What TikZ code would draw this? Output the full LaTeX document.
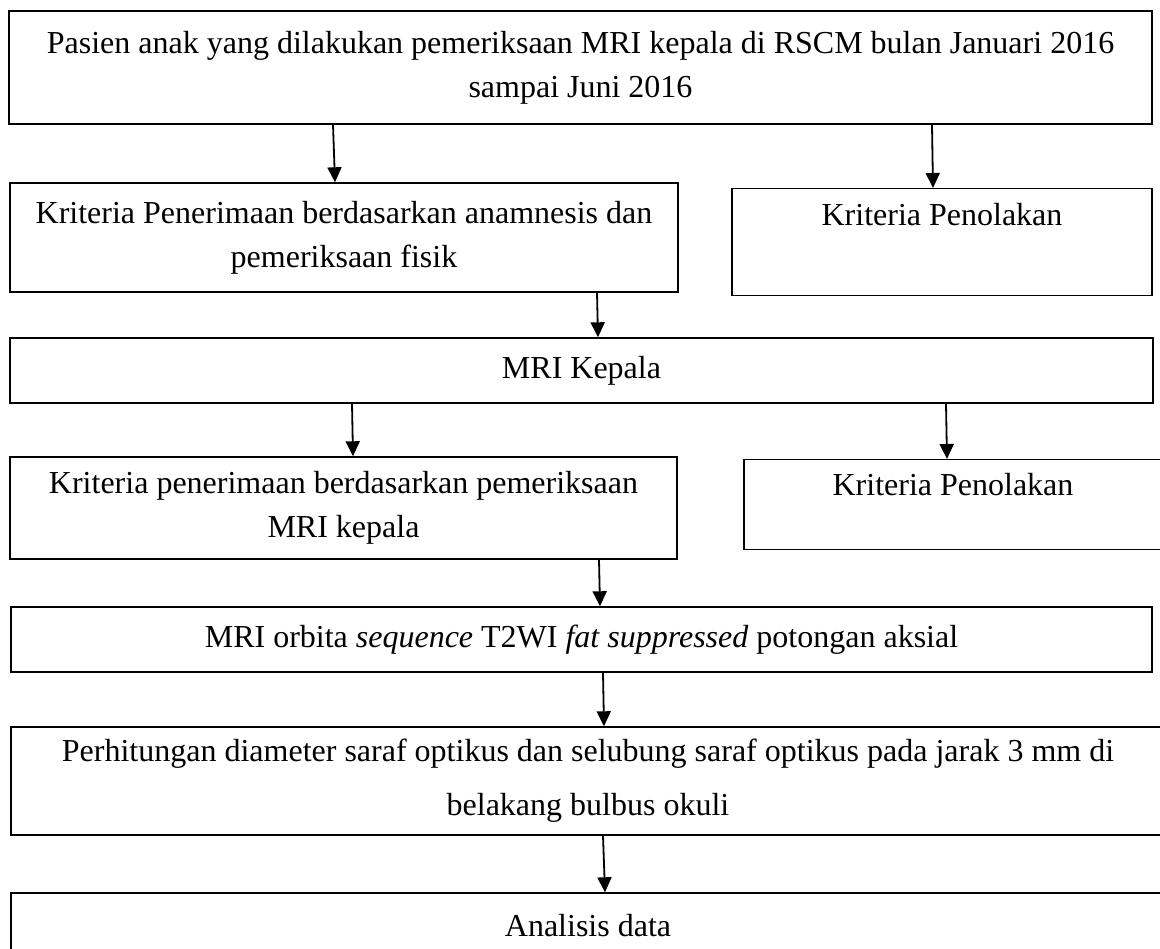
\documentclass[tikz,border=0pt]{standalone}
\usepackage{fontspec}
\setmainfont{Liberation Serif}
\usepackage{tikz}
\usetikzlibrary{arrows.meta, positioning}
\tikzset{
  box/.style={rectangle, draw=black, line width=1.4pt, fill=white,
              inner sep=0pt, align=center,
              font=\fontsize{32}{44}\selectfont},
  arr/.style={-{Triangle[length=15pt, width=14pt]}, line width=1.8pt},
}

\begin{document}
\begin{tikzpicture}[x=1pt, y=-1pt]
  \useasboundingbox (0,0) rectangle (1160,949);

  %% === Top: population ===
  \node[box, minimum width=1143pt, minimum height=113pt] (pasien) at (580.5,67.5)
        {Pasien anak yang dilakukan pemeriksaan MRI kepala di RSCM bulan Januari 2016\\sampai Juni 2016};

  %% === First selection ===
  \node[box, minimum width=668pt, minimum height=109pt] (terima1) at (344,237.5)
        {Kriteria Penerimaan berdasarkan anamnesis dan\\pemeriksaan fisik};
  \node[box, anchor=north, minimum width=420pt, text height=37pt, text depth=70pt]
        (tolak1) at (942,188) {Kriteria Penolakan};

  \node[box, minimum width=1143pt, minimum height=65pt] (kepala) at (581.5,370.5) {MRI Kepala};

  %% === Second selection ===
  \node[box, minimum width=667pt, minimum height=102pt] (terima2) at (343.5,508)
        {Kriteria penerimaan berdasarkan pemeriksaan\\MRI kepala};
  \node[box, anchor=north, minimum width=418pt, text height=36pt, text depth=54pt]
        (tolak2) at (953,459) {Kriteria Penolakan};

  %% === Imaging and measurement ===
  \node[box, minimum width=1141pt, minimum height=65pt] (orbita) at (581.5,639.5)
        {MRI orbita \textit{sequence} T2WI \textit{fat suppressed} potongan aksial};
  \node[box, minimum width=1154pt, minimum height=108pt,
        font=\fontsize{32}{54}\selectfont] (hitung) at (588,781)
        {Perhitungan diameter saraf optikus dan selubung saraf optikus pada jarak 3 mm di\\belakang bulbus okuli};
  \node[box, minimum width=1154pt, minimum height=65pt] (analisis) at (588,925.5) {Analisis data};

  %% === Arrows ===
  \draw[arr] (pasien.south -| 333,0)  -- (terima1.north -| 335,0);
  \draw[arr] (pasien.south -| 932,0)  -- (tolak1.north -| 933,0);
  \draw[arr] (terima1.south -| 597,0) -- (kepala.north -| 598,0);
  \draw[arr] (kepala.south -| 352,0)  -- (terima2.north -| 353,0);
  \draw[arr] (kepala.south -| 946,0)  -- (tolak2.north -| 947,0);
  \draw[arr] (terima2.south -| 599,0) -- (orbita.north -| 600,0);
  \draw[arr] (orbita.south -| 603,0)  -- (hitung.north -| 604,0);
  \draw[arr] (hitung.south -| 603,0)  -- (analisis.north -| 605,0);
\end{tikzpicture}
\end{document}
++++
Restate the whole listing above exactly, please, omitting every image.

→ Reply to the exercise
What TikZ code would draw this? Output the full LaTeX document.
\documentclass[tikz,border=0pt]{standalone}
\usepackage{fontspec}
\setmainfont{Liberation Serif}
\usepackage{tikz}
\usetikzlibrary{arrows.meta, positioning}
\tikzset{
  box/.style={rectangle, draw=black, line width=1.4pt, fill=white,
              inner sep=0pt, align=center,
              font=\fontsize{32}{44}\selectfont},
  arr/.style={-{Triangle[length=15pt, width=14pt]}, line width=1.8pt},
}

\begin{document}
\begin{tikzpicture}[x=1pt, y=-1pt]
  \useasboundingbox (0,0) rectangle (1160,949);

  %% === Top: population ===
  \node[box, minimum width=1143pt, minimum height=113pt] (pasien) at (580.5,67.5)
        {Pasien anak yang dilakukan pemeriksaan MRI kepala di RSCM bulan Januari 2016\\sampai Juni 2016};

  %% === First selection ===
  \node[box, minimum width=668pt, minimum height=109pt] (terima1) at (344,237.5)
        {Kriteria Penerimaan berdasarkan anamnesis dan\\pemeriksaan fisik};
  \node[box, anchor=north, minimum width=420pt, text height=37pt, text depth=70pt]
        (tolak1) at (942,188) {Kriteria Penolakan};

  \node[box, minimum width=1143pt, minimum height=65pt] (kepala) at (581.5,370.5) {MRI Kepala};

  %% === Second selection ===
  \node[box, minimum width=667pt, minimum height=102pt] (terima2) at (343.5,508)
        {Kriteria penerimaan berdasarkan pemeriksaan\\MRI kepala};
  \node[box, anchor=north, minimum width=418pt, text height=36pt, text depth=54pt]
        (tolak2) at (953,459) {Kriteria Penolakan};

  %% === Imaging and measurement ===
  \node[box, minimum width=1141pt, minimum height=65pt] (orbita) at (581.5,639.5)
        {MRI orbita \textit{sequence} T2WI \textit{fat suppressed} potongan aksial};
  \node[box, minimum width=1154pt, minimum height=108pt,
        font=\fontsize{32}{54}\selectfont] (hitung) at (588,781)
        {Perhitungan diameter saraf optikus dan selubung saraf optikus pada jarak 3 mm di\\belakang bulbus okuli};
  \node[box, minimum width=1154pt, minimum height=65pt] (analisis) at (588,925.5) {Analisis data};

  %% === Arrows ===
  \draw[arr] (pasien.south -| 333,0)  -- (terima1.north -| 335,0);
  \draw[arr] (pasien.south -| 932,0)  -- (tolak1.north -| 933,0);
  \draw[arr] (terima1.south -| 597,0) -- (kepala.north -| 598,0);
  \draw[arr] (kepala.south -| 352,0)  -- (terima2.north -| 353,0);
  \draw[arr] (kepala.south -| 946,0)  -- (tolak2.north -| 947,0);
  \draw[arr] (terima2.south -| 599,0) -- (orbita.north -| 600,0);
  \draw[arr] (orbita.south -| 603,0)  -- (hitung.north -| 604,0);
  \draw[arr] (hitung.south -| 603,0)  -- (analisis.north -| 605,0);
\end{tikzpicture}
\end{document}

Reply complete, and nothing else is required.